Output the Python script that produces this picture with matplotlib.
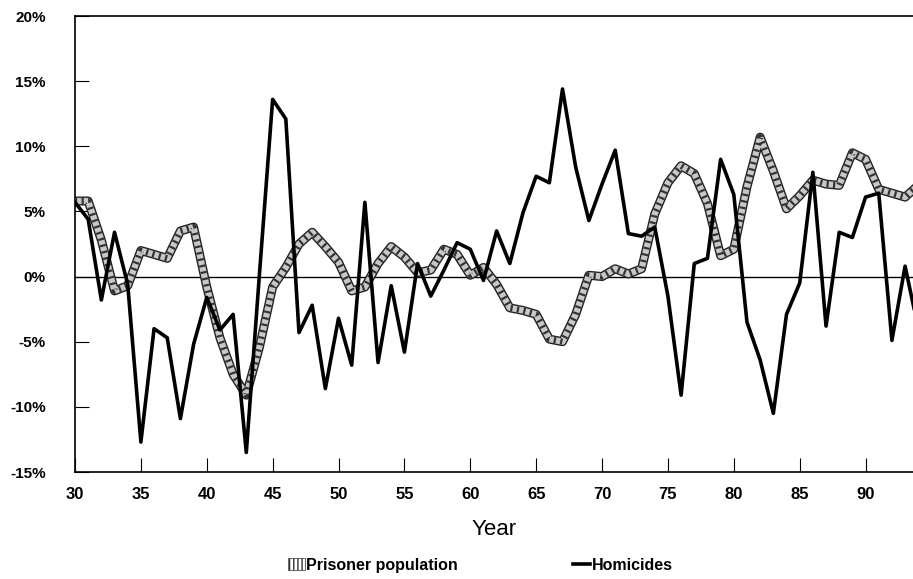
import matplotlib.pyplot as plt
from matplotlib.lines import Line2D
from matplotlib.patches import Patch

plt.rcParams['font.family'] = ['Liberation Sans Narrow', 'Liberation Sans', 'DejaVu Sans']
plt.rcParams['hatch.linewidth'] = 1.0

years = list(range(30, 95))

# annual % change
homicides = [5.7, 4.4, -1.8, 3.4, -0.6, -12.7, -4.0, -4.7, -10.9, -5.2,
             -1.6, -4.1, -2.9, -13.5, 0.2, 13.6, 12.1, -4.3, -2.2, -8.6,
             -3.2, -6.8, 5.7, -6.6, -0.7, -5.8, 1.0, -1.5, 0.5, 2.6,
             2.1, -0.3, 3.5, 1.0, 4.9, 7.7, 7.2, 14.4, 8.4, 4.3,
             7.1, 9.7, 3.3, 3.1, 3.8, -1.5, -9.1, 1.0, 1.4, 9.0,
             6.3, -3.5, -6.4, -10.5, -2.9, -0.5, 8.0, -3.8, 3.4, 3.0,
             6.1, 6.4, -4.9, 0.8, -4.0]
prisoners = [5.8, 5.8, 2.8, -1.1, -0.7, 2.0, 1.7, 1.4, 3.5, 3.8,
             -0.8, -4.7, -7.5, -9.1, -5.4, -0.8, 0.7, 2.5, 3.4, 2.3,
             1.1, -1.1, -0.8, 1.0, 2.3, 1.5, 0.3, 0.5, 2.1, 1.7,
             0.1, 0.7, -0.6, -2.4, -2.6, -2.9, -4.8, -5.0, -2.9, 0.1,
             0.0, 0.6, 0.2, 0.6, 4.8, 7.2, 8.5, 7.9, 5.6, 1.6,
             2.1, 6.9, 10.7, 8.1, 5.2, 6.2, 7.4, 7.1, 7.0, 9.5,
             9.0, 6.7, 6.4, 6.1, 7.0]

yticks = [-15, -10, -5, 0, 5, 10, 15, 20]
ytick_labels = ['-15%', '-10%', '-5%', '0%', '5%', '10%', '15%', '20%']
xticks = list(range(30, 95, 5))
xtick_labels = [str(x) for x in xticks]

fig = plt.figure(figsize=(9.13, 5.79), dpi=100)
ax = fig.add_axes([75 / 913, 1 - 472 / 579, 1 - 75 / 913, (472 - 16) / 579])

ax.axhline(0, color='black', lw=1.0, zorder=1)

# hatched "prisoner" band: dark outline, grey fill, striped overlay
ax.plot(years, prisoners, color='#222222', lw=6.5, solid_joinstyle='round', zorder=2)
ax.plot(years, prisoners, color='#c8c8c8', lw=4.5, solid_joinstyle='round', zorder=3)
ax.plot(years, prisoners, color='#333333', lw=4.5, dashes=(0.35, 0.7), zorder=4)

ax.plot(years, homicides, color='black', lw=2.6, zorder=5)

ax.set_xlim(30, 93.6)
ax.set_ylim(-15, 20)
ax.set_xticks(xticks)
ax.set_xticklabels(xtick_labels, fontsize=12, fontweight='bold')
ax.set_yticks(yticks)
ax.set_yticklabels(ytick_labels, fontsize=11, fontweight='bold')
ax.tick_params(axis='both', direction='in', length=10, width=0.8)
ax.tick_params(axis='x', pad=11)
ax.tick_params(axis='y', pad=21)
ax.spines['right'].set_visible(False)
for s in ('top', 'left', 'bottom'):
    ax.spines[s].set_linewidth(1.2)

ax.set_xlabel('Year', fontsize=16, labelpad=12)

handles = [Patch(facecolor='white', edgecolor='#333333', hatch='||||', lw=0.5),
           Line2D([0], [0], color='black', lw=2.6)]
fig.legend(handles, ['Prisoner population', 'Homicides'], loc='center',
           bbox_to_anchor=(0.526, 0.024), ncol=2, frameon=False,
           prop={'weight': 'bold', 'size': 11.5}, handlelength=1.05,
           handletextpad=0.1, columnspacing=7.2)

fig.savefig('out.png', dpi=100)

+-------+

▶ WHAT THIS TASK INVOLVES:
Look at the listing and set down only the lines from its start through the line with "years = list(range(30, 95))", word for word and without pictures.

▶ RESULT:
Output the Python script that produces this picture with matplotlib.
import matplotlib.pyplot as plt
from matplotlib.lines import Line2D
from matplotlib.patches import Patch

plt.rcParams['font.family'] = ['Liberation Sans Narrow', 'Liberation Sans', 'DejaVu Sans']
plt.rcParams['hatch.linewidth'] = 1.0

years = list(range(30, 95))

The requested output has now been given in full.